Sources who attended the Pune meeting said on condition of anonymity that only NHAI authorities spoke about their mitigation plan and Gadkari approved them. They added that said WII authorities had no chance to speak. They said Gadkari made it clear that NHAI’s suggestion was good enough, following which Javadekar and Fadnavis agreed.
The government’s decision will imply that instead of Rs 244 crore needed for the plan formulated by WII, the NHAI will now have to spend only Rs 32 crore for constructing three underpasses. “These narrow gaps (underpasses) will serve as easy snares for poachers and will also eventually get flooded during monsoons,” said a senior official who didn’t want to be named.
Javadekar has also approved two flyovers on the same highway on the Madhya Pradesh side of Pench although the NHAI is believed to be opposed to them too. Javadekar could not be reached for comment.
The HC is set to hear the matter on Wednesday.
NHAI had appointed a consultant, Ram Indurkar, a former Chief Wildlife Warden of Maharashtra, who cited American models of underpasses. “If America can make do with measures our consultant suggested, why should we spend so much?” NHAI project director Ram Mishra quipped. When pointed out that there were no tigers in the US, Mishra insisted he was right but then relented without, however, giving up on his claim that the underpasses would do.

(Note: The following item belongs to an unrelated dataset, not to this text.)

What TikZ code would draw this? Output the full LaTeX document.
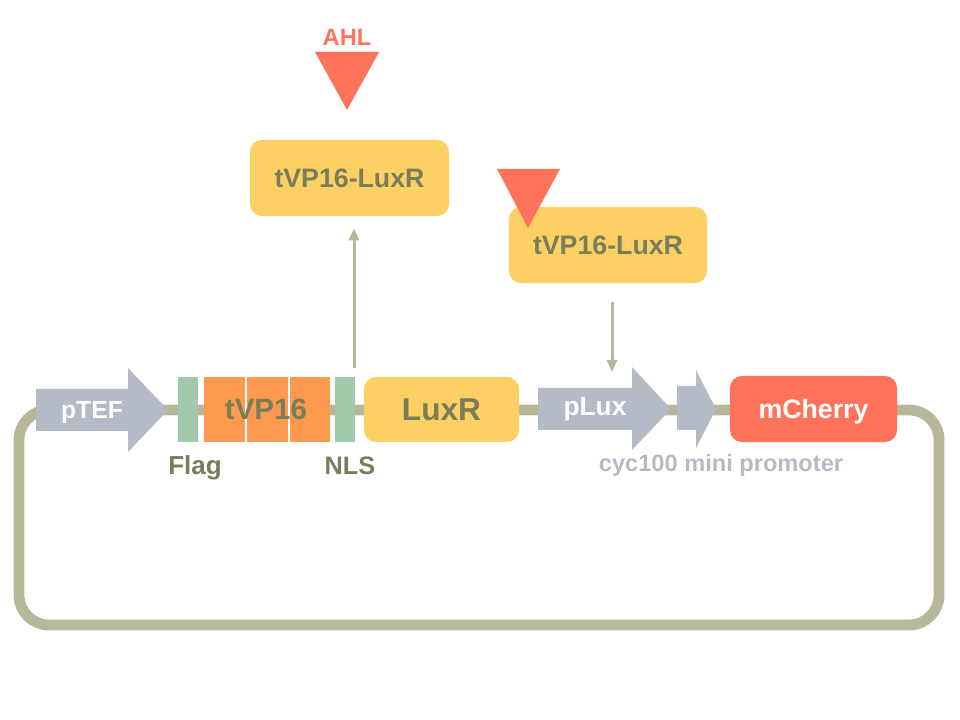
\documentclass[tikz,border=0pt]{standalone}
\usepackage{fontspec}
\setmainfont{Liberation Sans}
\usetikzlibrary{arrows.meta}
\definecolor{backbone}{RGB}{183,184,154}
\definecolor{promoter}{RGB}{180,187,199}
\definecolor{tagbar}{RGB}{163,201,173}
\definecolor{vporange}{RGB}{255,153,77}
\definecolor{luxyellow}{RGB}{252,208,100}
\definecolor{cherryred}{RGB}{255,115,90}
\definecolor{olivetext}{RGB}{122,125,90}

\begin{document}
\begin{tikzpicture}
[x=0.025cm,y=-0.025cm,
 protein/.style={rectangle,rounded corners=0.3cm,fill=luxyellow,draw=none,inner sep=0pt,text depth=0pt,text=olivetext,font=\bfseries\fontsize{19}{22}\selectfont},
 tag/.style={rectangle,fill=tagbar,draw=none,minimum width=0.5cm,minimum height=1.625cm,inner sep=0pt},
 promo/.style={fill=promoter,draw=none},
 signal/.style={draw=backbone,line width=0.075cm,-{Triangle[length=0.3cm,width=0.25cm]}},
 ligand/.style={fill=cherryred,draw=none}]
\useasboundingbox (0,0) rectangle (960,720);
\draw[backbone,line width=0.27cm,rounded corners=0.75cm] (19,410) rectangle (939,625);

\fill[promo] (36,389) -- (128,389) -- (128,368) -- (168,410) -- (128,452) -- (128,431) -- (36,431) -- cycle;
\node[text=white,text depth=0pt,font=\bfseries\fontsize{17.6}{20}\selectfont] (ptef) at (92,410) {pTEF};

\node[tag] (flag) at (188,409.5) {};
\node[rectangle,fill=vporange,minimum width=3.15cm,minimum height=1.625cm,inner sep=0pt] (vp) at (267,409.5) {};
\foreach \x in {246,289} \draw[white,line width=0.04cm] (\x,377) -- (\x,442);
\node[text=olivetext,text depth=0pt,font=\bfseries\fontsize{21}{24}\selectfont] (vplabel) at (266,409) {tVP16};
\node[tag] (nls) at (345,409.5) {};
\node[protein,minimum width=3.875cm,minimum height=1.625cm,font=\bfseries\fontsize{22.5}{26}\selectfont] (luxr) at (441.5,409.5) {LuxR};

\node[text=olivetext,font=\bfseries\fontsize{18.5}{22}\selectfont] (flaglabel) at (195,468) {Flag};
\node[text=olivetext,text depth=0pt,font=\bfseries\fontsize{18}{22}\selectfont] (nlslabel) at (350,466) {NLS};

\fill[promo] (538,388) -- (632,388) -- (632,367) -- (671,409) -- (632,450) -- (632,430) -- (538,430) -- cycle;
\node[text=white,font=\bfseries\fontsize{18.7}{22}\selectfont] (plux) at (595,409) {pLux};
\fill[promo] (677,386) -- (696,386) -- (696,370) -- (716,409) -- (696,448) -- (696,430) -- (677,430) -- cycle;
\node[text=promoter,font=\bfseries\fontsize{16.8}{20}\selectfont] (cyc) at (721,465) {cyc100 mini promoter};

\node[protein,fill=cherryred,text=white,minimum width=4.175cm,minimum height=1.65cm] (cherry) at (813.5,409) {mCherry};

\node[protein,minimum width=4.975cm,minimum height=1.9cm] (box1) at (349.5,178) {tVP16-LuxR};
\node[protein,minimum width=4.95cm,minimum height=1.9cm] (box2) at (608,245) {tVP16-LuxR};

\node[text=cherryred,text depth=0pt,font=\bfseries\fontsize{16.8}{20}\selectfont] (ahl) at (347,37) {AHL};
\fill[ligand] (315,52) -- (379,52) -- (347,110) -- cycle;
\fill[ligand] (497,169) -- (560,169) -- (528,228) -- cycle;

\coordinate (expr) at (354,368);
\coordinate (pluxtop) at (612,372);
\draw[signal,shorten >=0.3cm] (expr) -- (expr |- box1.south);
\draw[signal,shorten <=0.475cm] (box2.south -| pluxtop) -- (pluxtop);
\end{tikzpicture}
\end{document}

Belinda Wright of Wildlife Protection Society of India said, “I have seen traffic on the road increase. I can’t understand how the view of the biologists from a government-created institute be not accepted as the last word on wildlife matters, especially when we are talking of what is the most important tiger habitat and corridor in India? How can this happen in a country whose national animal is tiger and whose Prime Minister has a proven track record of protecting the prized possession of Gir lions in Gujarat?”